__SHORT PROBLEM__. Below this line are records; write out exactly the lines from the one containing "Give me the" through the one containing "LineChart, XAxis, YAxis", with the pictures left out.

__INFORMATION SHOWN__.
----

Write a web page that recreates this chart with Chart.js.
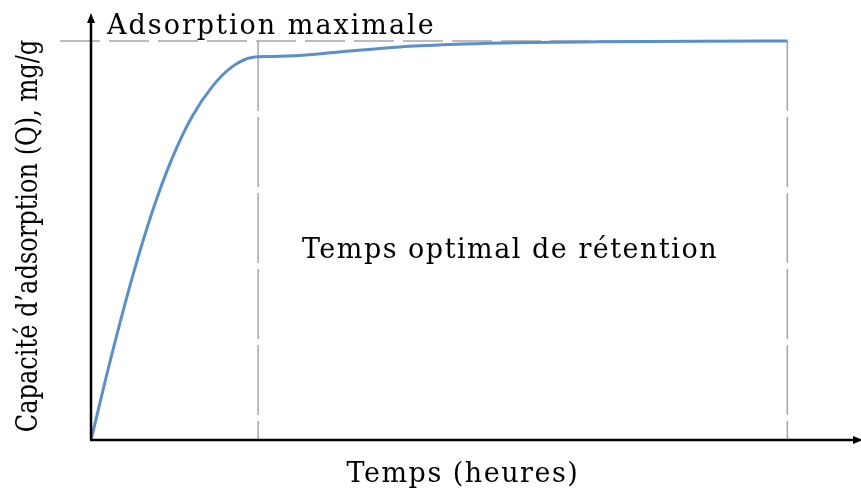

----

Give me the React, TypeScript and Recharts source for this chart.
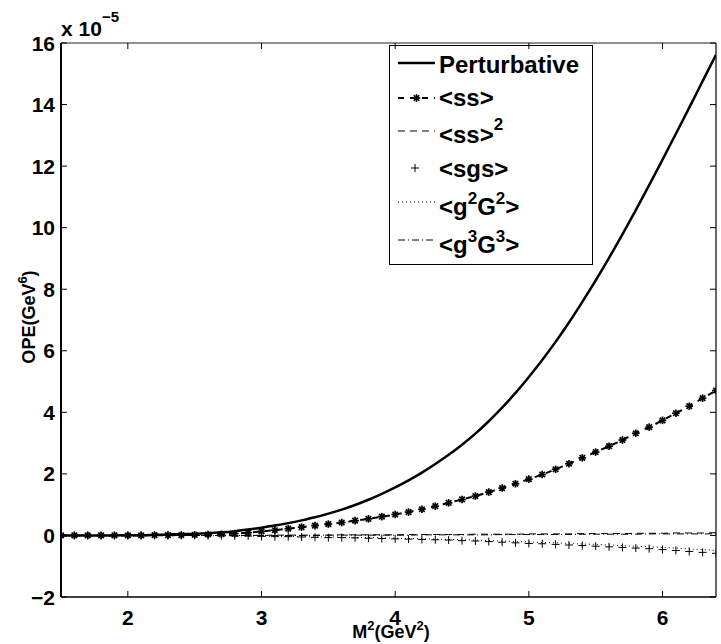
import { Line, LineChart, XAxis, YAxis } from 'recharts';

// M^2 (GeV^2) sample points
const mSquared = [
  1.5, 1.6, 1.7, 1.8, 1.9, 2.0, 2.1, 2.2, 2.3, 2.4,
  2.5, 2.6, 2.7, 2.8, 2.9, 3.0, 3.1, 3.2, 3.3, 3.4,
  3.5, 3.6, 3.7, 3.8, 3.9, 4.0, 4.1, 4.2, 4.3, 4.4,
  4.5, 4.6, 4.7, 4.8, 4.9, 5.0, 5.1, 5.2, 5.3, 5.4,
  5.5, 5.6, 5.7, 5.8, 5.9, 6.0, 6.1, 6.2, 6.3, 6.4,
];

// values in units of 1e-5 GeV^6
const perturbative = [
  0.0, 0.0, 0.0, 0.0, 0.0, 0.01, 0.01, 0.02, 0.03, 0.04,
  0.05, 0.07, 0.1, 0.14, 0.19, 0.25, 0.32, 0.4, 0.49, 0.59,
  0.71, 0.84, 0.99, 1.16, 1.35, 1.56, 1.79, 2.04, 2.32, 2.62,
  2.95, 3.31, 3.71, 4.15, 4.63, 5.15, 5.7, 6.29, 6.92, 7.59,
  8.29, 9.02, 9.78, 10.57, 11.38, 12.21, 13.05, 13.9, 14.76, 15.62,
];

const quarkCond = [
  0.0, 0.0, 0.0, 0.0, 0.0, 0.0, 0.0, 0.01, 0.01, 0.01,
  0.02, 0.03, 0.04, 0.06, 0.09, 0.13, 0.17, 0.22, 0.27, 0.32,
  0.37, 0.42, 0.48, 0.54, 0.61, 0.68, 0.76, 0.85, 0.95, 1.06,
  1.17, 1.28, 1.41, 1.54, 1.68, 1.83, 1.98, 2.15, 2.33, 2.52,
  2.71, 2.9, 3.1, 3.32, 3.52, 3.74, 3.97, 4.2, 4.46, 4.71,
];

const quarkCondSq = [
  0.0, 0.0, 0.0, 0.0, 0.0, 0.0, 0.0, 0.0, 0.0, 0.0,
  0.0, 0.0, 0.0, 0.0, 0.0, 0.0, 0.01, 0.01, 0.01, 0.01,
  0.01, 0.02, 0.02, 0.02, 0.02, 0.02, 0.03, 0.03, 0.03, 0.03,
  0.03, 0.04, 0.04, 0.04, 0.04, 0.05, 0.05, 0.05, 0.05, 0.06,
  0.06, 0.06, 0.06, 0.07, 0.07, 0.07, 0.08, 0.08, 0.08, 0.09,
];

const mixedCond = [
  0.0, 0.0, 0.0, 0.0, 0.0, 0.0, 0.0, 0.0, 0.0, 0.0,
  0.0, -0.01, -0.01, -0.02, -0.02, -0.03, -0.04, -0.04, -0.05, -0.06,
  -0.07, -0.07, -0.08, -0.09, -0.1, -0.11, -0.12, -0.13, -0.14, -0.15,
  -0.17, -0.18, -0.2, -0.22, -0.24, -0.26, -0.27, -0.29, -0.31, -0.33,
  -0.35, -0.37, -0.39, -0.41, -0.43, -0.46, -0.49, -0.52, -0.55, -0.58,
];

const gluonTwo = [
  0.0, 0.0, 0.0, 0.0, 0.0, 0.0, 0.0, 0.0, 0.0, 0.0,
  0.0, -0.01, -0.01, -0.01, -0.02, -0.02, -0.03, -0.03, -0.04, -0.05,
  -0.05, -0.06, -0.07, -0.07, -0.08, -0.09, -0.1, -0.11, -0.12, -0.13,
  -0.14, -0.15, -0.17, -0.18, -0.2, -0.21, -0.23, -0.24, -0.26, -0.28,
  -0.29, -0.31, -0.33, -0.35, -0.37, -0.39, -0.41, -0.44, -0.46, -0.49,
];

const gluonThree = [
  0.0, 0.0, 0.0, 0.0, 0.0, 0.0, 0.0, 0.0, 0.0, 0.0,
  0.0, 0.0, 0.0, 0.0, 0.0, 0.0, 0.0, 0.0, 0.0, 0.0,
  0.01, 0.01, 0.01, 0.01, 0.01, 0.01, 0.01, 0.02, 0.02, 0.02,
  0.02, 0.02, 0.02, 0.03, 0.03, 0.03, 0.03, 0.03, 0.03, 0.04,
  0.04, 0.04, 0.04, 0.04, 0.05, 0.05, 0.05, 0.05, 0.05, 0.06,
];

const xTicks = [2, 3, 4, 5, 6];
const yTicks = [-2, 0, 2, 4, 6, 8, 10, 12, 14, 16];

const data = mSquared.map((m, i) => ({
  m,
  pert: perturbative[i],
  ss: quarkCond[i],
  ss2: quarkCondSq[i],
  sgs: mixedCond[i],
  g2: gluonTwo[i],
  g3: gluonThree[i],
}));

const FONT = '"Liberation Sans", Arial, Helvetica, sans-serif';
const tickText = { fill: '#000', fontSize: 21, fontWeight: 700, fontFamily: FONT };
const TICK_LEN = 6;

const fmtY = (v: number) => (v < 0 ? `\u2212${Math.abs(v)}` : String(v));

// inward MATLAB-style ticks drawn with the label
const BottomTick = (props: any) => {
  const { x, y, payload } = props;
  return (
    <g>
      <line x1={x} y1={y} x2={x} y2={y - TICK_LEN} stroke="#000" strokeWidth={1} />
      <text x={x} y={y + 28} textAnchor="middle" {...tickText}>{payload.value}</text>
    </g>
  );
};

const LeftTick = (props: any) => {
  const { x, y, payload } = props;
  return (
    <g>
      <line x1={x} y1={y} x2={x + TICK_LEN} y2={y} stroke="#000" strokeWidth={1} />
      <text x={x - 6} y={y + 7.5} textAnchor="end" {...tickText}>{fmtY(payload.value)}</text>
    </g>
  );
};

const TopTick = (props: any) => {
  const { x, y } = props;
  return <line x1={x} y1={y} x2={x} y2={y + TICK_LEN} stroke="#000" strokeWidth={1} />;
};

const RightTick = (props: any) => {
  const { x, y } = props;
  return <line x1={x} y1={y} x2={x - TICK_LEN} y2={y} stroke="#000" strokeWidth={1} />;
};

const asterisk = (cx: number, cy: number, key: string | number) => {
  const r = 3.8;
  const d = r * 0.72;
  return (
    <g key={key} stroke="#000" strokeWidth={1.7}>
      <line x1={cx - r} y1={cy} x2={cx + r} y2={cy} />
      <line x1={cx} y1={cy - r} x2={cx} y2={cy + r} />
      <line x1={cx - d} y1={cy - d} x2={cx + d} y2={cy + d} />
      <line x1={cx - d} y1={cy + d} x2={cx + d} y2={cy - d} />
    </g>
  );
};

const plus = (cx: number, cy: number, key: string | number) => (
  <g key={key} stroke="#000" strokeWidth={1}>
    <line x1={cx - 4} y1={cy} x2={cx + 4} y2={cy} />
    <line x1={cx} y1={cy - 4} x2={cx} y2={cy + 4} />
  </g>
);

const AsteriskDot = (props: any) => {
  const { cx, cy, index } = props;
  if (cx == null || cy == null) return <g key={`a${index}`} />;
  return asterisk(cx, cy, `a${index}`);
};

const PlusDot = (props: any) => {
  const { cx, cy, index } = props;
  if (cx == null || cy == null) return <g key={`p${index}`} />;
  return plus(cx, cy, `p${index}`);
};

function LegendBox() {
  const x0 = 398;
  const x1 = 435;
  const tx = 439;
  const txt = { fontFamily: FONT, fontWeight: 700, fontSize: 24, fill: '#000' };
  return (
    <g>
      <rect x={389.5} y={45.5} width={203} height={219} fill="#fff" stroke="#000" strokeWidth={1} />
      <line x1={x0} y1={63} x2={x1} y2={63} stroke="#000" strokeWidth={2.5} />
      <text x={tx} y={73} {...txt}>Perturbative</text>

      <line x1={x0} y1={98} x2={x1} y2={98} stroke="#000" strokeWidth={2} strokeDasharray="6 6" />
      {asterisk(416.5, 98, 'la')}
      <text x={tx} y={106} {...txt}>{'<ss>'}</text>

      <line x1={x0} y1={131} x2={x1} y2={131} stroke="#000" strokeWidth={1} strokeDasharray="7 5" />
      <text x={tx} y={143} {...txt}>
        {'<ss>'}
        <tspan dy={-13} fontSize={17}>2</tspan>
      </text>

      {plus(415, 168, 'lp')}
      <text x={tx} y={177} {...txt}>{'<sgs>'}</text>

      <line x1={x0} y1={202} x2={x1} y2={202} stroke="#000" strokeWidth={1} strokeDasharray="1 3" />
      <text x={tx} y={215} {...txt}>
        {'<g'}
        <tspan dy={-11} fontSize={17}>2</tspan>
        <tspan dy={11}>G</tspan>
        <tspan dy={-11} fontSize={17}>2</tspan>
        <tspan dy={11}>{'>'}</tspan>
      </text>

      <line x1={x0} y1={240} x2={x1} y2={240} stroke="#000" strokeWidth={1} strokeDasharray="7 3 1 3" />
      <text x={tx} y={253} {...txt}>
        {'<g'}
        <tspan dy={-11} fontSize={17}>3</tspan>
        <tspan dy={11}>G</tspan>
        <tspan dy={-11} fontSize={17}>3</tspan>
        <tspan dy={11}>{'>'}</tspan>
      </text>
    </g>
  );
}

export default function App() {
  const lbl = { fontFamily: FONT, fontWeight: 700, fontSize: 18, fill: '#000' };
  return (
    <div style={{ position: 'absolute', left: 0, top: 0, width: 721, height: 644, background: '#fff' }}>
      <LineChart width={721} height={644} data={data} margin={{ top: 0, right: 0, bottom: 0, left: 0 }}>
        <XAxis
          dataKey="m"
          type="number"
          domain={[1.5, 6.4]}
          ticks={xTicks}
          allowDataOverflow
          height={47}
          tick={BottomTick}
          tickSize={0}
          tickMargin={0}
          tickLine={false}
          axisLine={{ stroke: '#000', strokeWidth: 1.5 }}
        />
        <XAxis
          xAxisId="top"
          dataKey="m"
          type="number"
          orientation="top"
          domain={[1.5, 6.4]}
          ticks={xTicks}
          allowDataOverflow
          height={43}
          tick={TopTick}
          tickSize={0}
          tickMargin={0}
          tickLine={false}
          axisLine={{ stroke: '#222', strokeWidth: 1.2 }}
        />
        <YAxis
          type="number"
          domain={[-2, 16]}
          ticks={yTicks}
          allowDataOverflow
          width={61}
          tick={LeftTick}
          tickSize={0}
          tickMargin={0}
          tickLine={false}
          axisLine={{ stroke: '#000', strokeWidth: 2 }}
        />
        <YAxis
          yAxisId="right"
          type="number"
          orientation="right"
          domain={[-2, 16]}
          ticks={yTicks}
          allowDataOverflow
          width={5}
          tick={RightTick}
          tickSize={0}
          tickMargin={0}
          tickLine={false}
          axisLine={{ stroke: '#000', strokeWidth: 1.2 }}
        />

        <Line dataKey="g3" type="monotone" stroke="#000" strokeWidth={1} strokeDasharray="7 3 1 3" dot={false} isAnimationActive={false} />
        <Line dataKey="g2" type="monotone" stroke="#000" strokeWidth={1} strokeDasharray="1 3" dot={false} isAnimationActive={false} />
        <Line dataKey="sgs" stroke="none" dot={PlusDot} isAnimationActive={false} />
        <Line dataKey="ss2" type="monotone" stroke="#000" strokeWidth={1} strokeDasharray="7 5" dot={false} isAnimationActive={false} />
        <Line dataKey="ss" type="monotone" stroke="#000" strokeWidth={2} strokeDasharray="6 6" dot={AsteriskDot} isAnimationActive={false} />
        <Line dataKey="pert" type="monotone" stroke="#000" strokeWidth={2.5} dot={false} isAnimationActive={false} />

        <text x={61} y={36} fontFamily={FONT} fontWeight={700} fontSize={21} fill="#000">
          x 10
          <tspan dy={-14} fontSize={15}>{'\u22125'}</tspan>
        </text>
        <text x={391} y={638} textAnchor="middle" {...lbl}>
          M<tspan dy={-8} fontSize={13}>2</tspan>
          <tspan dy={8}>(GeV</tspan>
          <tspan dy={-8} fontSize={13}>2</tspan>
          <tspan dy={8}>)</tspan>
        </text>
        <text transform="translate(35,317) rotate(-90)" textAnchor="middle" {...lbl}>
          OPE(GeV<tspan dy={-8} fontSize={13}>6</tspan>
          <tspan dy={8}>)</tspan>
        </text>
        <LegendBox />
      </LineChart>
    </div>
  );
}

----

__TASK RESULT__.
Give me the React, TypeScript and Recharts source for this chart.
import { Line, LineChart, XAxis, YAxis } from 'recharts';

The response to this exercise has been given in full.